En lo territorial, la situación se agudiza. Hay regiones (una parte considerable de sus habitantes) que no se encuentran a gusto con su situación, que no sienten a España como una casa común; que querrían cambiar el marco jurídico de forma profunda. Los nacionalistas vascos tienen como meta última la constitución de un estado independiente, asociado a España. Los catalanes no son tan radicales, pero quieren defender la asimetría, la singularidad que atribuyen a su región. En fin, no tenemos un modelo territorial asentado y comúnmente aceptado. Nos guste o no, esa es la realidad.

Desunión en lo político, desunión en lo territorial. Fuerzas centrífugas. Nos hace falta una fuerza integradora, unidora, centrípeta.
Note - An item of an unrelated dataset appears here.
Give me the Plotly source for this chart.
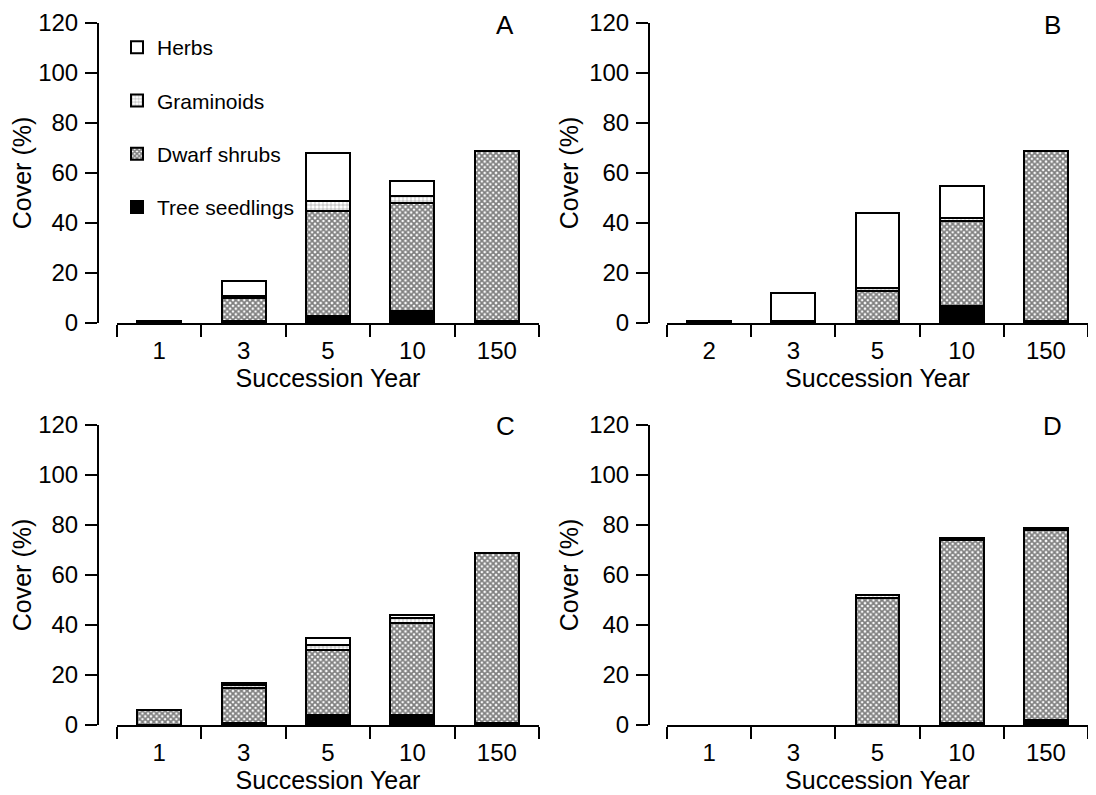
import plotly.graph_objects as go

W, H = 1096, 795
OFF = 8  # page body margin of the written html

cats_A = ["1", "3", "5", "10", "150"]
cats_B = ["2", "3", "5", "10", "150"]
cats_C = ["1", "3", "5", "10", "150"]
cats_D = ["1", "3", "5", "10", "150"]

# cover (%) per group, bottom -> top
tree_A = [0, 1, 3, 5, 1]
dwarf_A = [1, 9, 42, 43, 68]
gram_A = [0, 1, 4, 3, 0]
herbs_A = [0, 6, 19, 6, 0]

tree_B = [0, 0, 1, 7, 1]
dwarf_B = [1, 0, 12, 34, 68]
gram_B = [0, 1, 1, 1, 0]
herbs_B = [0, 11, 30, 13, 0]

tree_C = [0, 1, 4, 4, 1]
dwarf_C = [6, 14, 26, 37, 68]
gram_C = [0, 1, 2, 2, 0]
herbs_C = [0, 1, 3, 1, 0]

tree_D = [0, 0, 0, 1, 2]
dwarf_D = [0, 0, 51, 73, 76]
gram_D = [0, 0, 1, 1, 1]
herbs_D = [0, 0, 0, 0, 0]

y_ticks = [0, 20, 40, 60, 80, 100, 120]
panel_letters = ["A", "B", "C", "D"]

FONT = "Liberation Sans, Arial, Helvetica, sans-serif"
TICK_FONT = 24
TITLE_FONT = 25

series_names = ["Tree seedlings", "Dwarf shrubs", "Graminoids", "Herbs"]
legend_rank = {"Herbs": 1, "Graminoids": 2, "Dwarf shrubs": 3, "Tree seedlings": 4}
styles = {
    "Tree seedlings": dict(color="black"),
    "Dwarf shrubs": dict(color="white", pattern=dict(shape="x", fgcolor="black", bgcolor="white", size=4, solidity=0.7)),
    "Graminoids": dict(color="white", pattern=dict(shape="+", fgcolor="black", bgcolor="white", size=4, solidity=0.2)),
    "Herbs": dict(color="white"),
}

panels = [
    (cats_A, [tree_A, dwarf_A, gram_A, herbs_A]),
    (cats_B, [tree_B, dwarf_B, gram_B, herbs_B]),
    (cats_C, [tree_C, dwarf_C, gram_C, herbs_C]),
    (cats_D, [tree_D, dwarf_D, gram_D, herbs_D]),
]

# pixel layout (screen coords, corrected for page offset below)
xdom_px = [(117, 539), (667, 1088), (117, 539), (667, 1088)]
ypos_px = [98, 649, 98, 649]
ydom_px = [(23, 323), (23, 323), (425, 725), (425, 725)]
# (x center, y top) of the panel letters
letter_px = [(505, 8), (1052, 8), (505, 409), (1052, 409)]

fig = go.Figure()
layout = dict()

for i, (cats, vals) in enumerate(panels):
    n = "" if i == 0 else str(i + 1)
    xa, ya = "x" + n, "y" + n
    for name, v in zip(series_names, vals):
        st = styles[name]
        marker = dict(color=st["color"], line=dict(color="black", width=2))
        if "pattern" in st:
            marker["pattern"] = st["pattern"]
        fig.add_trace(go.Bar(
            x=cats, y=[val if val > 0 else None for val in v],
            name=name, marker=marker, width=0.52,
            xaxis=xa, yaxis=ya, showlegend=(i == 0),
            legendrank=legend_rank[name], legendgroup=name,
        ))
    x0, x1 = xdom_px[i]
    t0, t1 = ydom_px[i]
    layout["xaxis" + n] = dict(
        domain=[(x0 - OFF) / W, (x1 - OFF) / W], anchor=ya, type="category", automargin=False,
        range=[-0.5, 4.5], showline=True, linecolor="black", linewidth=2,
        ticks="outside", tickson="boundaries", ticklen=12, tickwidth=1.5,
        tickcolor="black", showgrid=False, zeroline=False, ticklabelstandoff=5,
        tickfont=dict(family=FONT, size=TICK_FONT, color="black"),
        title=dict(text="Succession Year", font=dict(family=FONT, size=TITLE_FONT, color="black"), standoff=0),
        fixedrange=True,
    )
    layout["yaxis" + n] = dict(
        domain=[1 - (t1 - OFF) / H, 1 - (t0 - OFF) / H], anchor="free",
        position=(ypos_px[i] - OFF) / W, automargin=False,
        range=[0, 120], tickvals=y_ticks, showline=True, linecolor="black", linewidth=2,
        ticks="outside", ticklen=12, tickwidth=1.5, tickcolor="black",
        showgrid=False, zeroline=False, ticklabelstandoff=2,
        tickfont=dict(family=FONT, size=TICK_FONT, color="black"),
        title=dict(text="Cover (%)", font=dict(family=FONT, size=TITLE_FONT, color="black"), standoff=2),
        fixedrange=True,
    )

annotations = []
for letter, (lx, ly) in zip(panel_letters, letter_px):
    annotations.append(dict(
        text=letter, x=(lx - OFF) / W, y=1 - (ly - OFF) / H, xref="paper", yref="paper",
        showarrow=False, xanchor="center", yanchor="top",
        font=dict(family=FONT, size=26, color="black"),
    ))

fig.update_layout(
    **layout,
    barmode="stack",
    width=W, height=H,
    margin=dict(l=0, r=0, t=0, b=0),
    paper_bgcolor="white", plot_bgcolor="white",
    annotations=annotations,
    legend=dict(
        x=109 / W, y=1 - 19 / H, xanchor="left", yanchor="top",
        traceorder="grouped", tracegroupgap=23,
        font=dict(family=FONT, size=21, color="black"),
        bgcolor="rgba(0,0,0,0)", itemwidth=30,
    ),
)

fig.write_html("out.html")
Necesitamos un referente común, una institución que permanezca por encima de las diferencias y más allá de los cambios. Una institución que trabaje a largo plazo, con planteamientos claros, sin tener que defender intereses electorales o parciales. Para colmo, esa institución no se improvisa en unos años, ni en una generación. Necesita el sedimento de los siglos. Esa institución es la Corona. Si en otros países han sabido cristalizar un sólido sentimiento nacional, una amplia comunión de valores e intereses comunes, en España ese sentimiento va indisolublemente unido a la figura del Rey. La Corona fue en los delicados momentos de la transición y lo va a ser en los años que vienen, no menos complicado.

Hoy no tiene sentido defender la monarquía con argumentos dogmáticos que plantean el debate en unos términos anacrónicos  (privilegios innatos, derecho divino, la voz del pueblo, etc.), pero sí por razones pragmáticas, de pura y sencilla utilidad.